__To do__: Go through the listing below and list every line with "chart".

[start Given material]

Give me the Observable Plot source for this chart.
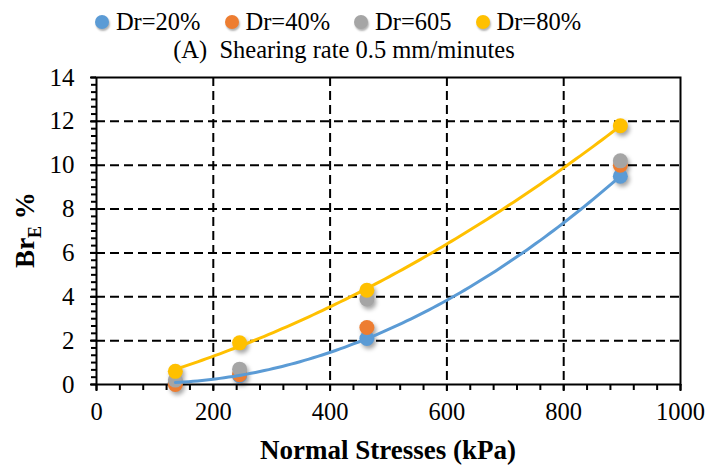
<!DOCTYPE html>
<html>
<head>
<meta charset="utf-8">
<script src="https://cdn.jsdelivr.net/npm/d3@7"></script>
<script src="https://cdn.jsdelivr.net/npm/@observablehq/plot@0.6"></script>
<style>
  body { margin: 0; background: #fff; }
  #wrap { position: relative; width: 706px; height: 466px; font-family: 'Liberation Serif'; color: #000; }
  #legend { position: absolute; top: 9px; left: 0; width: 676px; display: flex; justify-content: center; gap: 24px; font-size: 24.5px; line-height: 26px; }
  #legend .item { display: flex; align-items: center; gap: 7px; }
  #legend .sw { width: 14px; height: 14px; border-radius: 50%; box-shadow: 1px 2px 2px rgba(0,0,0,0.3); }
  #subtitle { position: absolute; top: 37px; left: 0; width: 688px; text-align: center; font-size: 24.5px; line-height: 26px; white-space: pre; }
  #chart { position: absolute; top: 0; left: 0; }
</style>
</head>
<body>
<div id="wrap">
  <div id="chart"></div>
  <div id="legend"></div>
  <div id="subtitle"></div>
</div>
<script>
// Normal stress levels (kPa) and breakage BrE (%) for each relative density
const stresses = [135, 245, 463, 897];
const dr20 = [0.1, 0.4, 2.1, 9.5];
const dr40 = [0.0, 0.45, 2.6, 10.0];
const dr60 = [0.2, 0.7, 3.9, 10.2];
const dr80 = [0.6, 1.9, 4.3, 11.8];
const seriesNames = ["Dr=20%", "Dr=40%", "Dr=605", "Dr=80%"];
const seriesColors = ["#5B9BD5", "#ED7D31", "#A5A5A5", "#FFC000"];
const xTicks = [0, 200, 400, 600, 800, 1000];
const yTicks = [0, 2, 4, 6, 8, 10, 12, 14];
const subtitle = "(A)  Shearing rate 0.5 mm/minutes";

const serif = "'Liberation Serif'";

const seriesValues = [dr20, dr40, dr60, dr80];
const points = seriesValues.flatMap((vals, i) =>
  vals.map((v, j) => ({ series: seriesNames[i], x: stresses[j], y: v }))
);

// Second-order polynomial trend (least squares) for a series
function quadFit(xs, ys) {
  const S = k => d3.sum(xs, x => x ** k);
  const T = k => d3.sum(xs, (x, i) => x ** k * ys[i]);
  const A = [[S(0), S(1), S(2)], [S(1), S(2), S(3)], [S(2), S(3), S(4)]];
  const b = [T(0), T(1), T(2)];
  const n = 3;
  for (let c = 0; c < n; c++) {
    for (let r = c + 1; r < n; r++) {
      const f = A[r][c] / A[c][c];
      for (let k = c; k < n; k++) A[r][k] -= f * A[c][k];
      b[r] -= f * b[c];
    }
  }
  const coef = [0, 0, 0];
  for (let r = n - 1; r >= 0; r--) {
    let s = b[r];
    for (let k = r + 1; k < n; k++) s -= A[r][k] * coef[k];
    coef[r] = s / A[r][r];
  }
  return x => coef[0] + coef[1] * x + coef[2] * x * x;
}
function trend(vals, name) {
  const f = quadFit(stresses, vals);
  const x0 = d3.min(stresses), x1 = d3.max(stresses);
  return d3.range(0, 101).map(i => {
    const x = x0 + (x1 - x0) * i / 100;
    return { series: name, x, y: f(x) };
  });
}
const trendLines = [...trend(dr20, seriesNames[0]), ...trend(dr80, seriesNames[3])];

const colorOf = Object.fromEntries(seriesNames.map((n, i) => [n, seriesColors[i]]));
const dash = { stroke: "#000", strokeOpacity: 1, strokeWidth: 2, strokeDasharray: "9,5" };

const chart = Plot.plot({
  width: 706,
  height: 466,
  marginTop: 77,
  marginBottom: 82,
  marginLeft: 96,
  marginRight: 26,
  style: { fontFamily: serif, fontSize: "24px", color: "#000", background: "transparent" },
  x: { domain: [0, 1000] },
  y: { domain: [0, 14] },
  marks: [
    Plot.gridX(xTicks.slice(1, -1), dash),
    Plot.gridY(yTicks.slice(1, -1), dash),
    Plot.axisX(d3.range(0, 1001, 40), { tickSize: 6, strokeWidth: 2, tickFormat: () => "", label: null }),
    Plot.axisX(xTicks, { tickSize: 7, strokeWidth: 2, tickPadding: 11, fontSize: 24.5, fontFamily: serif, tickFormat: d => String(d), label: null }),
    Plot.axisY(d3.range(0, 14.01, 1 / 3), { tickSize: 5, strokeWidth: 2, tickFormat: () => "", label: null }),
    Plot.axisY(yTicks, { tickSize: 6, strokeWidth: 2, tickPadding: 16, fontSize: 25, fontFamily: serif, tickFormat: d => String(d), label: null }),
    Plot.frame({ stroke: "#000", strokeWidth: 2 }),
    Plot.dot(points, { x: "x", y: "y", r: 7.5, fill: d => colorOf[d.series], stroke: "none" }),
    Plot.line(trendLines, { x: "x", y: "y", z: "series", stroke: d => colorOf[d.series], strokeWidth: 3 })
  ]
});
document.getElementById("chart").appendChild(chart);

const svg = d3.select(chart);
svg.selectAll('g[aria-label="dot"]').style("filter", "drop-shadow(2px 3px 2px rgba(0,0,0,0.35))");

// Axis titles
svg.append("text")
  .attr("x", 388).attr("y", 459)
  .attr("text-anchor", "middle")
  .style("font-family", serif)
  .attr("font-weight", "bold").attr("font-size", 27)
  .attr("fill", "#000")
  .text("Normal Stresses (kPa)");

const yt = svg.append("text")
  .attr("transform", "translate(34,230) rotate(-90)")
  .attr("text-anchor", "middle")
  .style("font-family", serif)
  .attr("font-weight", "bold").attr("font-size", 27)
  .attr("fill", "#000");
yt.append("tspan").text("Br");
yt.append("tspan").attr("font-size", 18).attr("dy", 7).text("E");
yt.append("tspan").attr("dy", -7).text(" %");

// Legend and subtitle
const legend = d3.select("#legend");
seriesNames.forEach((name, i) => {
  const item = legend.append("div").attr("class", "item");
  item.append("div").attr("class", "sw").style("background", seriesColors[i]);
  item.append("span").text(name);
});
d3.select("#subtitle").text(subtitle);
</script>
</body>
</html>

[end Given material]

__Task output__:
Give me the Observable Plot source for this chart.
  #chart { position: absolute; top: 0; left: 0; }
  <div id="chart"></div>
const chart = Plot.plot({
document.getElementById("chart").appendChild(chart);
const svg = d3.select(chart);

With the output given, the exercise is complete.